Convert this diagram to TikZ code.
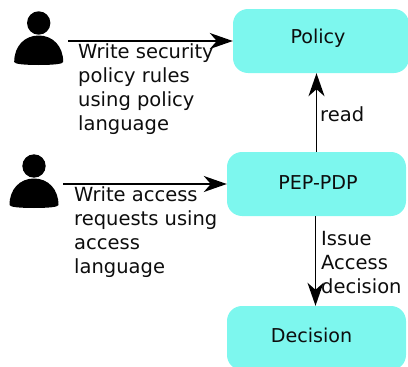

------------------------------------------------------------------------

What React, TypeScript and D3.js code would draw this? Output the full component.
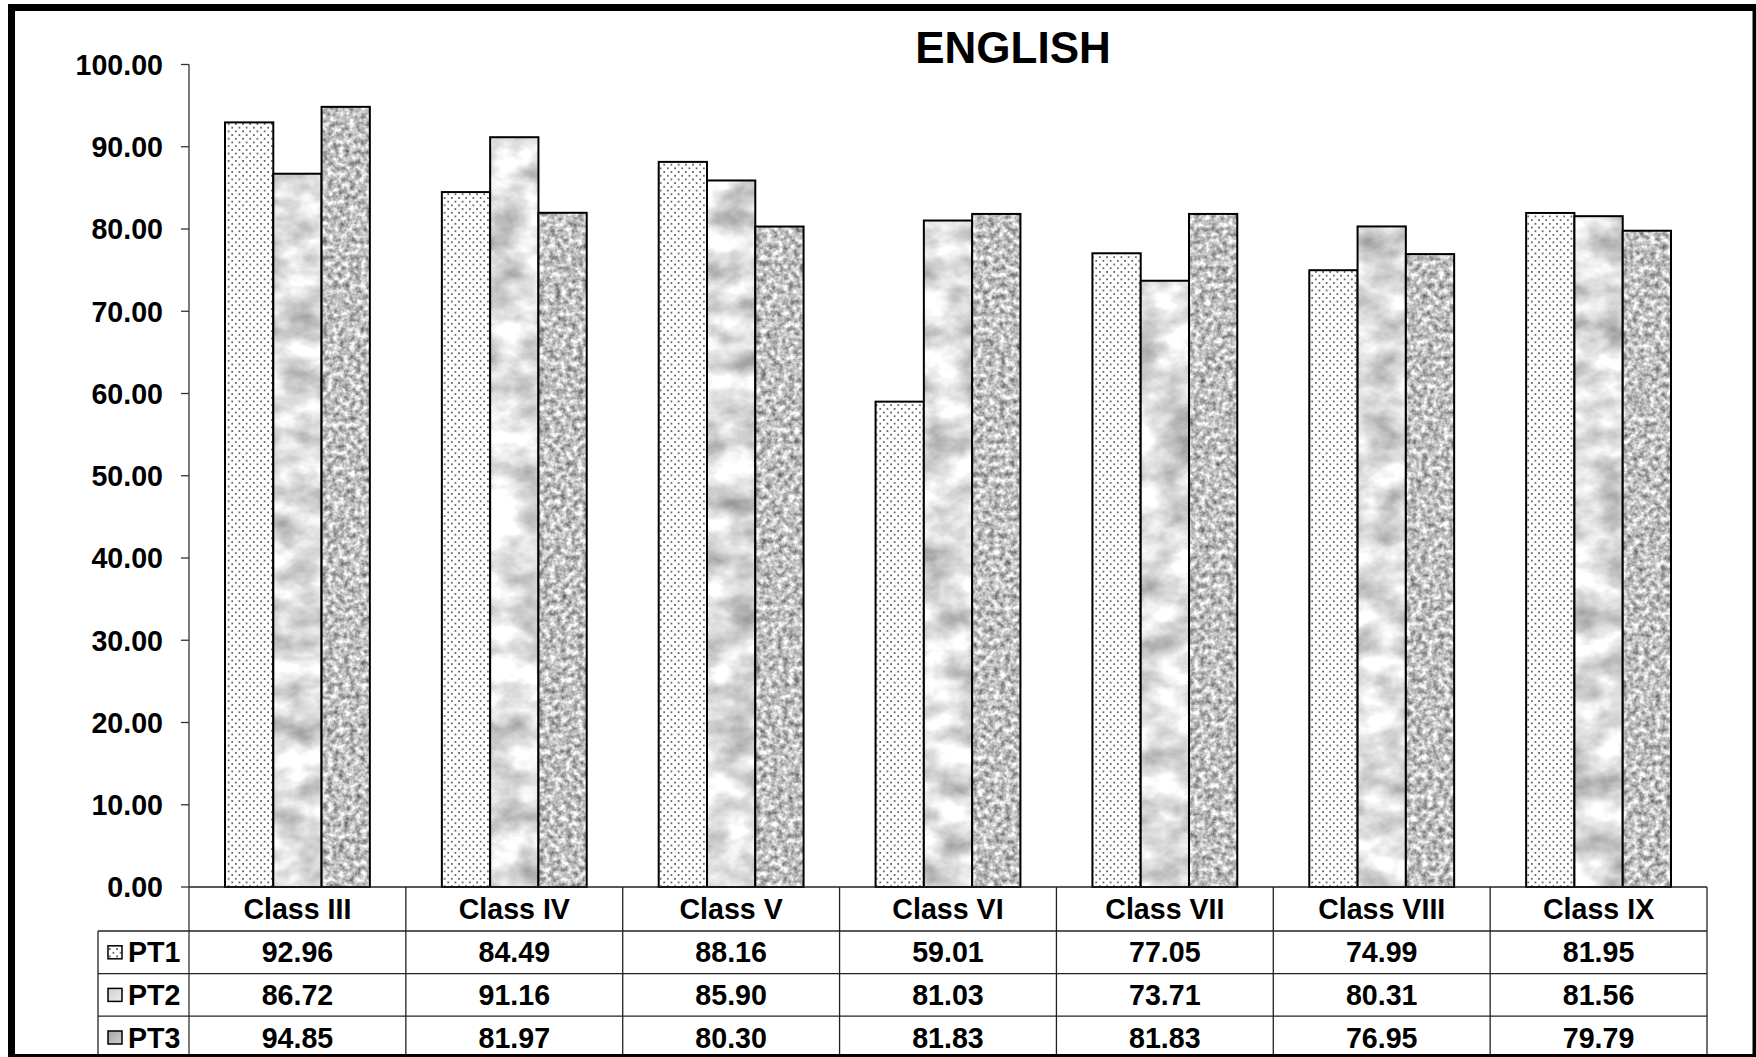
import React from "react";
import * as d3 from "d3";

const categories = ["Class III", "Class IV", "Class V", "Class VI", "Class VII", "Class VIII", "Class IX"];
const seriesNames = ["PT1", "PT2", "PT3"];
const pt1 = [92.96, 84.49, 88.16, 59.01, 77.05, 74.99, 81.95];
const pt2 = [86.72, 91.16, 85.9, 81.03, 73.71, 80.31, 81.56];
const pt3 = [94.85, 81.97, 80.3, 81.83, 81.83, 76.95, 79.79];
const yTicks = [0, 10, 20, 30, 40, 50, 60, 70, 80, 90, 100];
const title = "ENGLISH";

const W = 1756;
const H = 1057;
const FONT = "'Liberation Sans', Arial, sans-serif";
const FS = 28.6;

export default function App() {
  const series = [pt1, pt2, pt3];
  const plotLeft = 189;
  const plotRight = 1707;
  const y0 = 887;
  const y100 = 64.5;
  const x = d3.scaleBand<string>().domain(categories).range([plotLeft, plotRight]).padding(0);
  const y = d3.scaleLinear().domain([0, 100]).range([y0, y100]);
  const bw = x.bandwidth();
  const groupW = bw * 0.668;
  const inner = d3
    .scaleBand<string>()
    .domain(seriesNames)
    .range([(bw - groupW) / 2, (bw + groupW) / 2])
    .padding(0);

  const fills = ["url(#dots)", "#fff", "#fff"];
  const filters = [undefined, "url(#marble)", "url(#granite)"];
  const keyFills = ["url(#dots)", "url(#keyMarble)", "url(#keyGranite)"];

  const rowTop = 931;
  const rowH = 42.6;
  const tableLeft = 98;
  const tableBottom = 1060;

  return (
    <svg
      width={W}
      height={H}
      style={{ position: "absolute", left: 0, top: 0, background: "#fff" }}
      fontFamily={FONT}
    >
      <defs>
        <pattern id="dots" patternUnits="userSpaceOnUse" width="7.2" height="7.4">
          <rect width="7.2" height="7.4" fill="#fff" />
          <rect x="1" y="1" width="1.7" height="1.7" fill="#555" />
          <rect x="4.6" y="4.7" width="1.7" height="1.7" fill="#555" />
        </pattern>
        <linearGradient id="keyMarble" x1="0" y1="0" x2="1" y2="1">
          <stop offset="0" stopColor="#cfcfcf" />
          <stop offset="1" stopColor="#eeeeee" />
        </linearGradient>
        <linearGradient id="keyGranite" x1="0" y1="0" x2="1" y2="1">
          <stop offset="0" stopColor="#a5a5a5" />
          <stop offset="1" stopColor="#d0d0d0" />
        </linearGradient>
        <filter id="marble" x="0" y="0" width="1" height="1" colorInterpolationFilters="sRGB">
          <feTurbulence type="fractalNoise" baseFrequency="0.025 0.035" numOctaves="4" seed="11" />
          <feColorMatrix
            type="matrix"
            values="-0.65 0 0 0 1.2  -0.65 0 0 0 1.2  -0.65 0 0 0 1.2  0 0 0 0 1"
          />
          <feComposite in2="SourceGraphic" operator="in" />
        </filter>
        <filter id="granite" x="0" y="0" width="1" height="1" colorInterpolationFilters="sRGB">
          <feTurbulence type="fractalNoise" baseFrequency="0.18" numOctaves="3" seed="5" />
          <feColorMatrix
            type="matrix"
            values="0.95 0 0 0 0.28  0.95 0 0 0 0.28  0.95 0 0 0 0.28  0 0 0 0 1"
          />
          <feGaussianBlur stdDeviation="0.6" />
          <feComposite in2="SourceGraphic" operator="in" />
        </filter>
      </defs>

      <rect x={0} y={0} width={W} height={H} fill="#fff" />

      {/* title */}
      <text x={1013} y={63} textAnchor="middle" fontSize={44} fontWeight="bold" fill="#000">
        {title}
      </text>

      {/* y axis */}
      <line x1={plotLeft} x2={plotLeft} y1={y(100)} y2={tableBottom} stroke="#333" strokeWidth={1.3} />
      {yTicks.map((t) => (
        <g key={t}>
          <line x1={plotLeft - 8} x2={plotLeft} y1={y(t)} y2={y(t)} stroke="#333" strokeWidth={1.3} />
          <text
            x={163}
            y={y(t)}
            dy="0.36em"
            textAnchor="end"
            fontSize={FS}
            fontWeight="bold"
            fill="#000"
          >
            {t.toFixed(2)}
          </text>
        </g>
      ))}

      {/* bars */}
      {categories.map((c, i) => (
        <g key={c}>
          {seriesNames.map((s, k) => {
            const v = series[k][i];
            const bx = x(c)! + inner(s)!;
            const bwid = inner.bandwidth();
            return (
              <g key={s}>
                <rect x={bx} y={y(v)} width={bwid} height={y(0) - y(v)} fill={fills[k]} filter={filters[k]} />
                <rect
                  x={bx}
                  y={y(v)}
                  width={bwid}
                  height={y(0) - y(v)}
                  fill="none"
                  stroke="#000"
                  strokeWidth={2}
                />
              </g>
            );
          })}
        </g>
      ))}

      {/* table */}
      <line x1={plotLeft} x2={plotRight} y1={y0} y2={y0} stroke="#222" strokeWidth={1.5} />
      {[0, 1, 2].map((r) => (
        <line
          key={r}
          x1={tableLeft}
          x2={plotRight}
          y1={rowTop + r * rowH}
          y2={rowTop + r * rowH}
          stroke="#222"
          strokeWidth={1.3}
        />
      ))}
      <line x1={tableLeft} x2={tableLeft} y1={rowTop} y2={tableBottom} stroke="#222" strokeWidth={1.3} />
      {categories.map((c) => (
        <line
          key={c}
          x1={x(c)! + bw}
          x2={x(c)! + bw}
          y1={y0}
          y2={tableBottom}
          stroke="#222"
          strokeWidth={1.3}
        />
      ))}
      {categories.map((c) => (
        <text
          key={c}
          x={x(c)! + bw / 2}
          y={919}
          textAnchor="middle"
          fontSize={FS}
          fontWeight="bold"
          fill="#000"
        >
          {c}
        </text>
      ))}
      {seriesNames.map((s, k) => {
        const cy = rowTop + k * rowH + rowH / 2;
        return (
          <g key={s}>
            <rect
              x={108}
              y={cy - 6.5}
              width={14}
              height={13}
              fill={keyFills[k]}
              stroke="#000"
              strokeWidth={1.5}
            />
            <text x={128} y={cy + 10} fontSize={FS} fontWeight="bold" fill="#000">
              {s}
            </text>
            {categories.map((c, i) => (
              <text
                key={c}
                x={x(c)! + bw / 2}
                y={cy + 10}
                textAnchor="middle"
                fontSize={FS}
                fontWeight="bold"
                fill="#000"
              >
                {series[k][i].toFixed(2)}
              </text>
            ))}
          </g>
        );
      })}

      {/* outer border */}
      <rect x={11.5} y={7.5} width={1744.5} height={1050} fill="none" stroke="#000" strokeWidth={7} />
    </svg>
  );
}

------------------------------------------------------------------------

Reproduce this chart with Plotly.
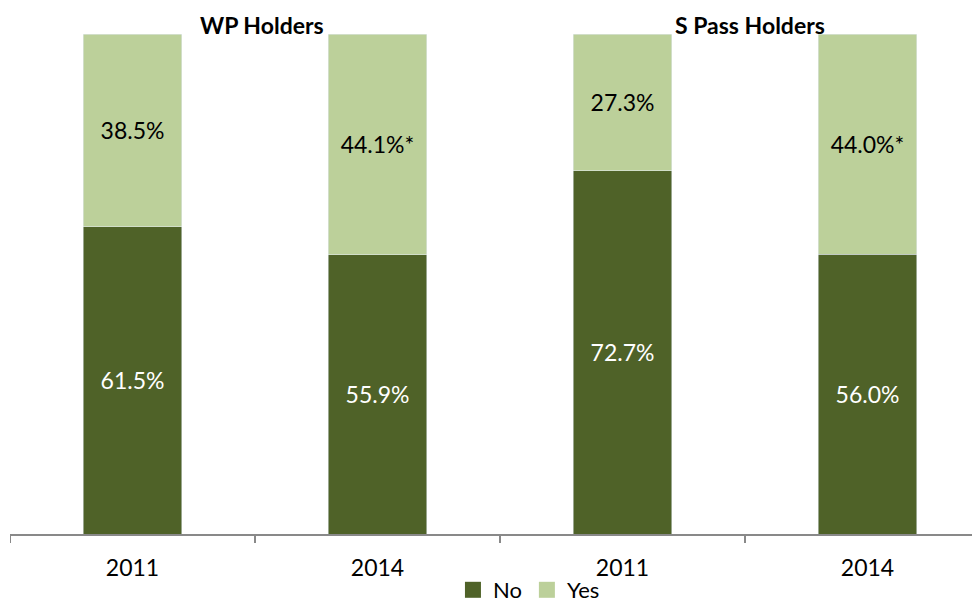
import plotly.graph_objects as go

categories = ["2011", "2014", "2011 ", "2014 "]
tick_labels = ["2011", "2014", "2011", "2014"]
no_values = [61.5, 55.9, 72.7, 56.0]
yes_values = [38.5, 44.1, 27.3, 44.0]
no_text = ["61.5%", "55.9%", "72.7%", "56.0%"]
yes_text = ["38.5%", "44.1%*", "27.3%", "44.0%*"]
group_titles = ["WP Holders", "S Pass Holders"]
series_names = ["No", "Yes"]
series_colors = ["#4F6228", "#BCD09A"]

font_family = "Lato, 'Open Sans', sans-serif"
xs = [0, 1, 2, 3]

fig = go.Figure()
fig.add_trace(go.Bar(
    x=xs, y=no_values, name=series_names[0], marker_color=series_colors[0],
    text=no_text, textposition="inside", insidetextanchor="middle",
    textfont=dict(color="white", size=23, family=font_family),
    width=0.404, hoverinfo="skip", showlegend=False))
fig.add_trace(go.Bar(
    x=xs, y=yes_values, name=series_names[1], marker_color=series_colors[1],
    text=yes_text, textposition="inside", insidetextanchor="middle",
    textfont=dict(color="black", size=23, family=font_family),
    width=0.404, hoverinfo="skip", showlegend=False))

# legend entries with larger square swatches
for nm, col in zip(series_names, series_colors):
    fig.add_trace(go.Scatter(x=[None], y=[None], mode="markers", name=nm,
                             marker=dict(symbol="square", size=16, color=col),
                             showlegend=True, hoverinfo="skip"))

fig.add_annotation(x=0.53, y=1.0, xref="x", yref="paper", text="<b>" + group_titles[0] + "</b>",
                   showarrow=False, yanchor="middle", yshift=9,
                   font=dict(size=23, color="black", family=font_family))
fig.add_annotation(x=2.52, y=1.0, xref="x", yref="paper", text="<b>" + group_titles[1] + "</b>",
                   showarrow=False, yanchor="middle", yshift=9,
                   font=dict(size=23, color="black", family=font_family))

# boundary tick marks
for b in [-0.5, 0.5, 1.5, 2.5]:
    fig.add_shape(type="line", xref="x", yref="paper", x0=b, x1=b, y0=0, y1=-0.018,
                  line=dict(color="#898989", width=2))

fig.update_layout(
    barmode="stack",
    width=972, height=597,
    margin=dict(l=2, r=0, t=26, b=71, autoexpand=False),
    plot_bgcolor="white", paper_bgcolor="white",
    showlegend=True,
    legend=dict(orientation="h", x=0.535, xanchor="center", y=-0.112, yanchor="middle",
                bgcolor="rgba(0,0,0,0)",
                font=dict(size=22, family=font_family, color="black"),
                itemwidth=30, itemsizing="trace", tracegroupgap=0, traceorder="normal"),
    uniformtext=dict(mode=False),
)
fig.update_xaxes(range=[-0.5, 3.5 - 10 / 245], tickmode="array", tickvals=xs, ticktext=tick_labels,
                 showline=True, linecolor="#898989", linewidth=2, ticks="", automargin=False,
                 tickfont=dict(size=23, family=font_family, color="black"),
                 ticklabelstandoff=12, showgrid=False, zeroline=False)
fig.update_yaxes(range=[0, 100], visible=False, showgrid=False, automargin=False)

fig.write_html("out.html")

------------------------------------------------------------------------

WHAT YOU WILL DO: Copy out every line of the listing that contains the string "React".

TASK RESPONSE:
What React, TypeScript and D3.js code would draw this? Output the full component.
import React from "react";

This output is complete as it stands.